Carrington’s Landmark Project
The Carrington site will be the world’s first commercial-scale liquid air energy storage plant. Building on a successful pilot in Pilsbury, Highview Power’s facility will store 300 megawatt-hours (MWh) of energy — enough to supply power to approximately 480,000 homes for short periods during peak demand.
Construction will be completed in phases. In August 2026, the plant’s turbine will start operations to help stabilize the UK’s electricity grid. Currently, the grid often relies on gas-fired power stations for frequency balancing — a costly and carbon-intensive solution.
By 2027, the liquid air system will be fully operational, storing and releasing power as needed. “Our goal is to make fossil fuel backup obsolete,” says Highview Power CEO Richard Butland. “This project will prove that liquid air storage can deliver clean, reliable, and scalable energy to millions.”
Can It Compete Economically?
While the environmental benefits are clear, cost remains a major hurdle. According to a March 2024 MIT study, liquid air systems are currently viable in only a few U.S. regions, such as Florida and Texas, under the most aggressive decarbonization scenarios.
However, researchers believe this will change as renewable energy penetration increases. As grids become more reliant on solar and wind, energy price volatility will rise, creating more opportunities for energy storage systems to turn a profit.
Cetegen notes that the challenge lies in the early years, when renewable generation is still ramping up. “In the beginning, there isn’t enough excess renewable power to make storage highly profitable,” she says. “But as the energy mix shifts, these systems become essential.”
Government incentives can also make a big difference. Subsidizing initial capital costs or guaranteeing minimum returns can help jump-start projects and attract private investors.

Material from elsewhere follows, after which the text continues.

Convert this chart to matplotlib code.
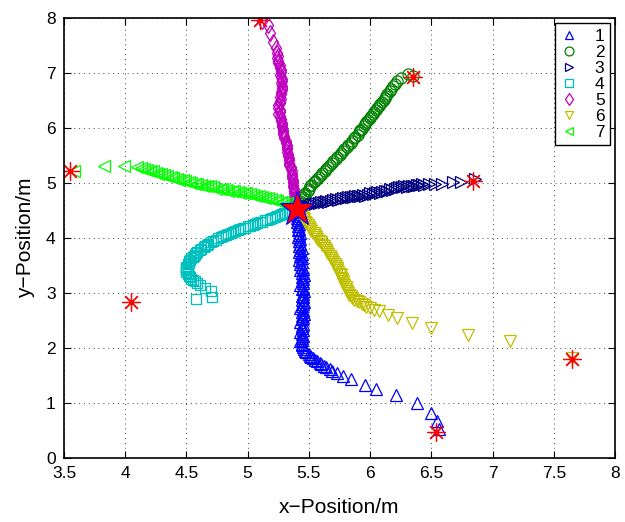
import matplotlib
matplotlib.use("Agg")
import matplotlib.pyplot as plt

plt.rcParams["font.family"] = ["Liberation Sans", "DejaVu Sans"]

# trajectories as (x, y) points, from start (red asterisk) towards the common target
path1 = [(6.56, 0.52), (6.55, 0.68), (6.50, 0.82), (6.38, 1.00), (6.21, 1.15), (6.05, 1.25),
         (5.96, 1.33), (5.84, 1.43), (5.78, 1.50), (5.73, 1.54), (5.69, 1.59), (5.67, 1.62),
         (5.64, 1.65), (5.62, 1.68), (5.60, 1.71), (5.59, 1.73), (5.57, 1.76), (5.55, 1.78),
         (5.53, 1.81), (5.52, 1.84), (5.51, 1.86), (5.50, 1.89), (5.48, 1.92), (5.47, 1.95),
         (5.46, 1.98), (5.45, 2.01), (5.44, 2.05), (5.44, 2.08), (5.43, 2.12), (5.44, 2.15),
         (5.44, 2.19), (5.45, 2.22), (5.44, 2.26), (5.43, 2.30), (5.45, 2.33), (5.44, 2.36),
         (5.44, 2.40), (5.45, 2.44), (5.43, 2.48), (5.44, 2.52), (5.45, 2.55), (5.44, 2.58),
         (5.46, 2.62), (5.44, 2.66), (5.45, 2.70), (5.43, 2.73), (5.44, 2.77), (5.45, 2.80),
         (5.46, 2.84), (5.44, 2.88), (5.45, 2.92), (5.44, 2.95), (5.45, 2.99), (5.46, 3.03),
         (5.44, 3.07), (5.45, 3.10), (5.43, 3.14), (5.45, 3.18), (5.44, 3.22), (5.45, 3.26),
         (5.44, 3.29), (5.46, 3.33), (5.44, 3.37), (5.43, 3.41), (5.45, 3.44), (5.44, 3.48),
         (5.43, 3.52), (5.44, 3.56), (5.42, 3.60), (5.44, 3.63), (5.43, 3.67), (5.44, 3.71),
         (5.42, 3.75), (5.43, 3.79), (5.44, 3.82), (5.42, 3.86), (5.43, 3.90), (5.42, 3.94),
         (5.43, 3.98), (5.41, 4.02), (5.42, 4.06), (5.43, 4.10), (5.41, 4.14), (5.42, 4.17),
         (5.41, 4.21), (5.42, 4.25), (5.40, 4.29), (5.41, 4.33), (5.40, 4.37), (5.41, 4.40),
         (5.40, 4.44), (5.40, 4.47)]

path2 = [(6.35, 6.95), (6.31, 6.98), (6.25, 6.91), (6.22, 6.85), (6.20, 6.80), (6.19, 6.76),
         (6.17, 6.71), (6.16, 6.67), (6.14, 6.62), (6.13, 6.58), (6.12, 6.55), (6.11, 6.51),
         (6.10, 6.48), (6.08, 6.44), (6.07, 6.40), (6.06, 6.36), (6.05, 6.33), (6.03, 6.29),
         (6.02, 6.26), (6.01, 6.22), (6.00, 6.18), (5.98, 6.14), (5.97, 6.11), (5.96, 6.07),
         (5.95, 6.03), (5.93, 5.99), (5.92, 5.96), (5.91, 5.92), (5.90, 5.88), (5.88, 5.84),
         (5.87, 5.81), (5.85, 5.77), (5.84, 5.73), (5.82, 5.69), (5.81, 5.66), (5.79, 5.62),
         (5.78, 5.58), (5.76, 5.55), (5.75, 5.51), (5.73, 5.47), (5.72, 5.44), (5.70, 5.40),
         (5.69, 5.37), (5.67, 5.33), (5.66, 5.30), (5.64, 5.26), (5.63, 5.22), (5.61, 5.19),
         (5.60, 5.15), (5.58, 5.11), (5.57, 5.08), (5.55, 5.04), (5.54, 5.01), (5.52, 4.97),
         (5.51, 4.94), (5.50, 4.90), (5.49, 4.86), (5.47, 4.82), (5.46, 4.79), (5.45, 4.75),
         (5.44, 4.71), (5.43, 4.68), (5.42, 4.64), (5.41, 4.60), (5.41, 4.57)]

path3 = [(6.86, 5.08), (6.74, 5.02), (6.68, 5.01), (6.59, 4.99), (6.53, 4.99), (6.48, 4.98),
         (6.44, 4.97), (6.42, 4.98), (6.40, 4.96), (6.38, 4.97), (6.36, 4.95), (6.34, 4.94),
         (6.32, 4.95), (6.30, 4.93), (6.28, 4.94), (6.26, 4.92), (6.24, 4.93), (6.22, 4.91),
         (6.20, 4.90), (6.18, 4.88), (6.16, 4.89), (6.14, 4.86), (6.12, 4.85), (6.10, 4.84),
         (6.08, 4.82), (6.06, 4.84), (6.04, 4.82), (6.02, 4.80), (6.00, 4.81), (5.98, 4.79),
         (5.96, 4.77), (5.94, 4.79), (5.92, 4.77), (5.90, 4.76), (5.88, 4.77), (5.86, 4.74),
         (5.84, 4.75), (5.82, 4.74), (5.80, 4.72), (5.78, 4.73), (5.76, 4.71), (5.74, 4.70),
         (5.72, 4.71), (5.70, 4.69), (5.68, 4.68), (5.66, 4.66), (5.64, 4.67), (5.62, 4.65),
         (5.60, 4.65), (5.58, 4.63), (5.56, 4.63), (5.54, 4.61), (5.52, 4.61), (5.50, 4.59),
         (5.48, 4.59), (5.46, 4.57), (5.44, 4.56), (5.42, 4.55)]

path4 = [(4.58, 2.89), (4.71, 2.93), (4.70, 3.04), (4.65, 3.09), (4.61, 3.15), (4.59, 3.18),
         (4.57, 3.21), (4.55, 3.24), (4.54, 3.26), (4.53, 3.29), (4.52, 3.31), (4.51, 3.34),
         (4.51, 3.36), (4.50, 3.39), (4.50, 3.41), (4.50, 3.43), (4.50, 3.45), (4.50, 3.48),
         (4.51, 3.50), (4.51, 3.53), (4.52, 3.55), (4.52, 3.58), (4.53, 3.60), (4.54, 3.63),
         (4.55, 3.65), (4.56, 3.68), (4.57, 3.70), (4.58, 3.73), (4.59, 3.75), (4.61, 3.78),
         (4.62, 3.80), (4.64, 3.83), (4.65, 3.85), (4.67, 3.88), (4.68, 3.90), (4.70, 3.93),
         (4.72, 3.95), (4.74, 3.97), (4.76, 4.00), (4.78, 4.02), (4.80, 4.04), (4.82, 4.06),
         (4.84, 4.07), (4.86, 4.09), (4.88, 4.11), (4.90, 4.13), (4.92, 4.14), (4.94, 4.16),
         (4.96, 4.18), (4.98, 4.19), (5.00, 4.21), (5.02, 4.22), (5.04, 4.24), (5.06, 4.25),
         (5.08, 4.27), (5.10, 4.29), (5.12, 4.30), (5.14, 4.32), (5.16, 4.33), (5.18, 4.35),
         (5.20, 4.37), (5.22, 4.38), (5.24, 4.40), (5.26, 4.41), (5.28, 4.43), (5.30, 4.45),
         (5.32, 4.46), (5.34, 4.48), (5.36, 4.49)]

path5 = [(5.12, 7.95), (5.17, 7.87), (5.18, 7.72), (5.21, 7.57), (5.23, 7.45), (5.24, 7.36),
         (5.25, 7.31), (5.24, 7.27), (5.25, 7.22), (5.25, 7.18), (5.26, 7.14), (5.26, 7.10),
         (5.27, 7.06), (5.27, 7.01), (5.26, 6.97), (5.27, 6.93), (5.28, 6.89), (5.28, 6.85),
         (5.27, 6.81), (5.28, 6.77), (5.28, 6.73), (5.28, 6.69), (5.27, 6.65), (5.27, 6.61),
         (5.26, 6.57), (5.27, 6.53), (5.26, 6.49), (5.26, 6.45), (5.25, 6.41), (5.25, 6.37),
         (5.26, 6.33), (5.26, 6.29), (5.25, 6.25), (5.26, 6.21), (5.27, 6.17), (5.27, 6.13),
         (5.28, 6.09), (5.28, 6.05), (5.28, 6.01), (5.29, 5.97), (5.29, 5.93), (5.29, 5.89),
         (5.30, 5.85), (5.30, 5.81), (5.31, 5.77), (5.31, 5.73), (5.32, 5.69), (5.32, 5.65),
         (5.32, 5.61), (5.32, 5.57), (5.33, 5.53), (5.33, 5.49), (5.34, 5.45), (5.34, 5.41),
         (5.34, 5.37), (5.34, 5.33), (5.35, 5.29), (5.35, 5.25), (5.36, 5.21), (5.36, 5.17),
         (5.36, 5.13), (5.36, 5.09), (5.37, 5.05), (5.37, 5.01), (5.37, 4.97), (5.37, 4.93),
         (5.38, 4.89), (5.38, 4.85), (5.38, 4.81), (5.38, 4.77), (5.39, 4.73), (5.39, 4.69),
         (5.39, 4.65), (5.39, 4.61)]

path6 = [(7.65, 1.81), (7.14, 2.12), (6.80, 2.24), (6.50, 2.36), (6.34, 2.46), (6.22, 2.54),
         (6.15, 2.60), (6.07, 2.67), (6.03, 2.70), (6.00, 2.72), (5.97, 2.75), (5.95, 2.78),
         (5.93, 2.80), (5.91, 2.83), (5.89, 2.86), (5.87, 2.88), (5.85, 2.91), (5.84, 2.94),
         (5.83, 2.97), (5.82, 3.00), (5.81, 3.04), (5.80, 3.07), (5.80, 3.11), (5.79, 3.14),
         (5.78, 3.18), (5.78, 3.21), (5.77, 3.25), (5.76, 3.28), (5.76, 3.32), (5.75, 3.35),
         (5.74, 3.39), (5.73, 3.42), (5.73, 3.46), (5.72, 3.50), (5.71, 3.53), (5.70, 3.57),
         (5.69, 3.60), (5.68, 3.64), (5.67, 3.67), (5.66, 3.71), (5.65, 3.74), (5.64, 3.78),
         (5.63, 3.81), (5.62, 3.85), (5.61, 3.88), (5.60, 3.92), (5.58, 3.95), (5.57, 3.99),
         (5.56, 4.02), (5.55, 4.06), (5.54, 4.09), (5.52, 4.13), (5.51, 4.16), (5.50, 4.20),
         (5.49, 4.23), (5.48, 4.27), (5.47, 4.30), (5.46, 4.34), (5.45, 4.37), (5.44, 4.41),
         (5.43, 4.44), (5.42, 4.47)]

path7 = [(3.58, 5.22), (3.83, 5.31), (3.99, 5.31), (4.10, 5.29), (4.13, 5.27), (4.15, 5.25),
         (4.18, 5.24), (4.20, 5.22), (4.23, 5.21), (4.25, 5.19), (4.27, 5.17), (4.29, 5.16),
         (4.32, 5.14), (4.34, 5.12), (4.37, 5.11), (4.39, 5.10), (4.42, 5.08), (4.44, 5.06),
         (4.47, 5.05), (4.49, 5.04), (4.52, 5.02), (4.54, 5.00), (4.57, 4.99), (4.59, 4.98),
         (4.62, 4.97), (4.64, 4.95), (4.67, 4.95), (4.69, 4.94), (4.72, 4.92), (4.74, 4.90),
         (4.77, 4.90), (4.79, 4.89), (4.82, 4.88), (4.84, 4.86), (4.87, 4.86), (4.89, 4.85),
         (4.92, 4.84), (4.94, 4.82), (4.97, 4.82), (4.99, 4.81), (5.02, 4.80), (5.04, 4.78),
         (5.07, 4.77), (5.09, 4.76), (5.12, 4.75), (5.14, 4.73), (5.17, 4.72), (5.19, 4.71),
         (5.22, 4.69), (5.24, 4.68), (5.27, 4.66), (5.29, 4.65), (5.32, 4.63), (5.34, 4.62),
         (5.36, 4.60), (5.38, 4.58)]

start_x = [6.54, 6.35, 6.84, 4.05, 5.10, 7.65, 3.55]
start_y = [0.48, 6.93, 5.04, 2.83, 7.96, 1.80, 5.22]
target_x = [5.40]
target_y = [4.52]

labels = ["1", "2", "3", "4", "5", "6", "7"]
paths = [path1, path2, path3, path4, path5, path6, path7]
markers = ["^", "o", ">", "s", "d", "v", "<"]
colors = ["#0000FF", "#008000", "#000080", "#00BFBF", "#BF00BF", "#BFBF00", "#00FF00"]
sizes = [8, 8, 8, 6.5, 8, 8, 8]

fig = plt.figure(figsize=(6.25, 5.22), dpi=100)
ax = fig.add_axes([0.1024, 0.1226, 0.8816, 0.8429])

for pts, m, c, ms, lab in zip(paths, markers, colors, sizes, labels):
    xs, ys = zip(*pts)
    ax.plot(xs, ys, ls="none", marker=m, ms=ms, mfc="none", mec=c, mew=0.9, label=lab)

ax.plot(start_x, start_y, ls="none", marker=(8, 2, 0), ms=13, color="red", mew=0.9)
ax.plot(target_x, target_y, ls="none", marker="*", ms=26, mfc="red", mec="blue", mew=0.8)

ax.set_xlim(3.5, 8)
ax.set_ylim(0, 8)
ax.set_xticks([3.5, 4, 4.5, 5, 5.5, 6, 6.5, 7, 7.5, 8])
ax.set_xticklabels(["3.5", "4", "4.5", "5", "5.5", "6", "6.5", "7", "7.5", "8"])
ax.set_yticks(range(0, 9))
ax.grid(True, ls=(0, (1, 4)), color="#444444", lw=0.7)
ax.tick_params(direction="in", top=True, right=True, length=5, labelsize=12.5, pad=6)
for sp in ax.spines.values():
    sp.set_linewidth(1.2)
ax.set_xlabel("x\u2212Position/m", fontsize=15, labelpad=12)
ax.set_ylabel("y\u2212Position/m", fontsize=15, labelpad=8)

leg = ax.legend(loc="upper right", fontsize=12.5, frameon=True, fancybox=False,
                edgecolor="black", framealpha=1, borderaxespad=0.3, handlelength=1.0,
                handletextpad=1.0, labelspacing=0.05, borderpad=0.3, markerscale=0.8)
leg.get_frame().set_linewidth(1.0)

fig.savefig("out.png", dpi=100)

Scaling Up for a Global Rollout
Highview Power is already planning two additional UK sites, as well as large-scale facilities in Japan and Australia. Future plants could reach storage capacities of 2.5 gigawatt-hours (GWh) — nearly ten times larger than Carrington’s.
Thanks to simple scalability, liquid air storage becomes cheaper as it expands. The storage tanks themselves are relatively inexpensive, and the levelized cost of storage (LCOS) is projected to fall as low as $45 per megawatt-hour, compared with $120 for pumped hydro and $175 for lithium-ion batteries.
The UK government has backed the Carrington project through a “cap and floor” policy, ensuring a minimum rate of return for investors. According to Butland, this arrangement boosts investor confidence without burdening taxpayers. “We expect every project to exceed the minimum return, so the government won’t actually need to pay out,” he explains.
A Cleaner Future on the Horizon
Liquid air energy storage could be the missing piece in the global renewable puzzle. It is sustainable, scalable, and free from the supply chain challenges tied to lithium or rare metals.
“Manchester will set the global standard,” says Butland. “Once the technology proves itself, we’ll see a wave of similar projects worldwide.”
As nations race to decarbonize and strengthen their grids, the success of Carrington’s liquid air plant could mark the beginning of a new era in clean energy storage — one where even the air we breathe becomes a source of sustainable power.